— START OF Source material —
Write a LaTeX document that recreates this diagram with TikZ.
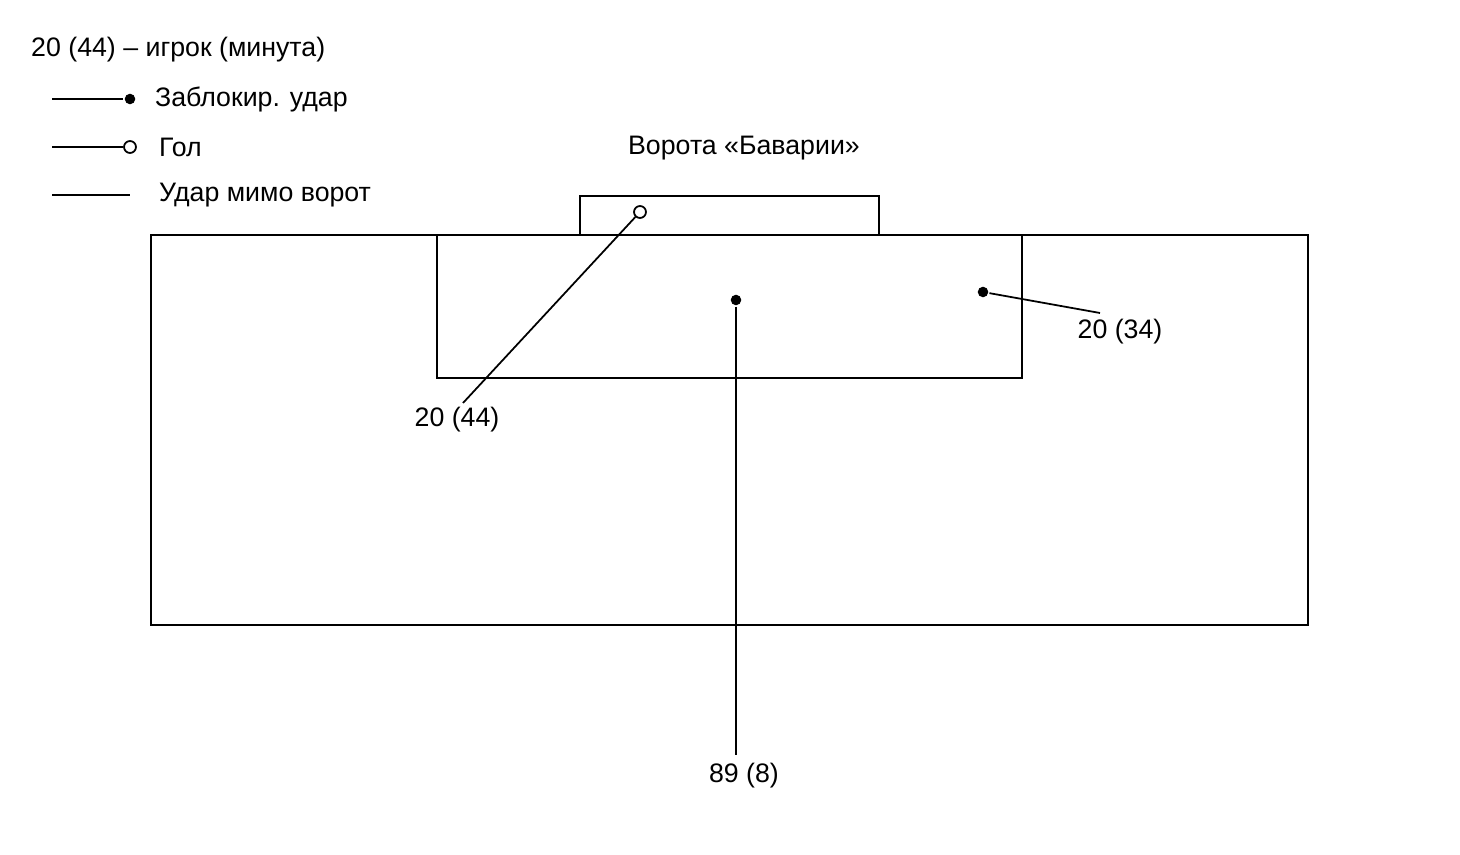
\documentclass[tikz,border=0pt]{standalone}
\usepackage{fontspec}
\setmainfont{Liberation Sans}
\begin{document}
\begin{tikzpicture}[x=0.01cm,y=-0.01cm,line width=0.7pt,
  lbl/.style={font=\fontsize{7.6pt}{9pt}\selectfont,inner sep=0pt},
  bdot/.style={circle,fill=black,inner sep=0pt,minimum size=3pt},
  odot/.style={circle,draw=black,fill=white,line width=0.5pt,inner sep=0pt,minimum size=3.4pt}]
\useasboundingbox (0,0) rectangle (1460,855);
% legend
\node[lbl,anchor=west] (leg) at (30,50) {20 (44) – игрок (минута)};
\coordinate (l1) at (52,99); \node[bdot] (d1) at (130,99) {};
\draw[line width=0.5pt] (l1) -- (d1);
\node[lbl,anchor=west] (t1) at (154,99) {Заблокир. удар};
\coordinate (l2) at (52,147); \node[odot] (d2) at (130,147) {};
\draw[line width=0.5pt] (l2) -- (d2);
\node[lbl,anchor=west] (t2) at (158,147) {Гол};
\coordinate (l3) at (52,195); \coordinate (l3b) at (130,195);
\draw[line width=0.5pt] (l3) -- (l3b);
\node[lbl,anchor=west] (t3) at (158,195) {Удар мимо ворот};
% field
\node[lbl] (gt) at (744,148) {Ворота «Баварии»};
\draw (580,235) |- (879,196) -- (879,235);
\draw (151,235) rectangle (1308,625);
\draw (437,235) |- (1022,378) -- (1022,235);
% shots
\node[odot] (s1) at (640,212) {};
\coordinate (e1) at (463,403);
\draw[line width=0.5pt] (s1) -- (e1);
\node[lbl] (n1) at (457,420) {20 (44)};
\node[bdot] (s2) at (736,300) {};
\coordinate (e2) at (736,755);
\draw[line width=0.5pt] (s2) -- (e2);
\node[lbl] (n2) at (744,776) {89 (8)};
\node[bdot] (s3) at (983,292) {};
\coordinate (e3) at (1100,313);
\draw[line width=0.5pt] (s3) -- (e3);
\node[lbl] (n3) at (1120,332) {20 (34)};
\end{tikzpicture}
\end{document}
— END OF Source material —
▸ Instructions to follow
Quote all the lines above exactly as given. Do not include the pictures.

▸ Task answer
Write a LaTeX document that recreates this diagram with TikZ.
\documentclass[tikz,border=0pt]{standalone}
\usepackage{fontspec}
\setmainfont{Liberation Sans}
\begin{document}
\begin{tikzpicture}[x=0.01cm,y=-0.01cm,line width=0.7pt,
  lbl/.style={font=\fontsize{7.6pt}{9pt}\selectfont,inner sep=0pt},
  bdot/.style={circle,fill=black,inner sep=0pt,minimum size=3pt},
  odot/.style={circle,draw=black,fill=white,line width=0.5pt,inner sep=0pt,minimum size=3.4pt}]
\useasboundingbox (0,0) rectangle (1460,855);
% legend
\node[lbl,anchor=west] (leg) at (30,50) {20 (44) – игрок (минута)};
\coordinate (l1) at (52,99); \node[bdot] (d1) at (130,99) {};
\draw[line width=0.5pt] (l1) -- (d1);
\node[lbl,anchor=west] (t1) at (154,99) {Заблокир. удар};
\coordinate (l2) at (52,147); \node[odot] (d2) at (130,147) {};
\draw[line width=0.5pt] (l2) -- (d2);
\node[lbl,anchor=west] (t2) at (158,147) {Гол};
\coordinate (l3) at (52,195); \coordinate (l3b) at (130,195);
\draw[line width=0.5pt] (l3) -- (l3b);
\node[lbl,anchor=west] (t3) at (158,195) {Удар мимо ворот};
% field
\node[lbl] (gt) at (744,148) {Ворота «Баварии»};
\draw (580,235) |- (879,196) -- (879,235);
\draw (151,235) rectangle (1308,625);
\draw (437,235) |- (1022,378) -- (1022,235);
% shots
\node[odot] (s1) at (640,212) {};
\coordinate (e1) at (463,403);
\draw[line width=0.5pt] (s1) -- (e1);
\node[lbl] (n1) at (457,420) {20 (44)};
\node[bdot] (s2) at (736,300) {};
\coordinate (e2) at (736,755);
\draw[line width=0.5pt] (s2) -- (e2);
\node[lbl] (n2) at (744,776) {89 (8)};
\node[bdot] (s3) at (983,292) {};
\coordinate (e3) at (1100,313);
\draw[line width=0.5pt] (s3) -- (e3);
\node[lbl] (n3) at (1120,332) {20 (34)};
\end{tikzpicture}
\end{document}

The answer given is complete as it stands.